How Does Capacitance Change with Multiple Dielectric Materials in a Capacitor

[xcutexboax]

Hey Guys,

I was just doing a question on capacitance and i was wondering since capacitance is usually determined by a fixed formula which is dependent on the di electric material that is contained within a capacitor.. However it struck me that a capacitor does not neccesarily contain only one kind of material. How does the expression of the formula changes if a capacitor can contain more than one kind of di-electric materials... pls enlighten me... IS it based on the area they occupy? ThAnks.

 

[freemind]

IIRC, for multiple dielectric capacitors, you would simply use the modification of one of Maxwell's equations, namely: $$V = \int{\kappa\overrightarrow{E} \cdot d\overrightarrow{s}$$. In this case, you integrate over the thickness of one capacitor, then over the thickness of the other capacitor, then add the two results to find the electric potential across the plates.

 

[xcutexboax]

If I was referring to the formula C=k*epsilon*A/d where k is the dielectric constant of the material, how does finding the potential change the above expression?
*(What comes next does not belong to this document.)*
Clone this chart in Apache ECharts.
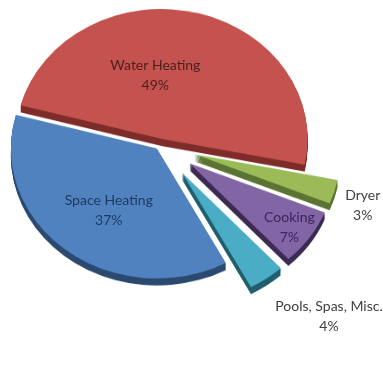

I mean if a capacitor can contain like 3 dielectric materials of different k, how does it affect the above expression/formula? =)

 

[freemind]

If you have a capacitor with two distinct materials as dielectrics in between the plates with dielectric constants $\kappa_1$ & $\kappa_2$ (and assuming you're dealing with a standard, flat parallel plate capacitor here), if the thickness of material one is the same as that of material two (let's say a thickness of $$d$$), then the equivalent capacitance is given by $$C_{eq} = \frac{C_1 C_2}{C_1+C_2}$$, where $$C_1 = \frac{\kappa_1 \epsilon_0 A}{d}$$, and same for $$C_2$$. Of course, in this case, I'm taking the actual plate-distance to be $$2d$$.

 

[xcutexboax]

Oh i finally understand... u took the capacitor like a circuit which contatins other "capacitors". Marvellous... Okie thanks for the tip.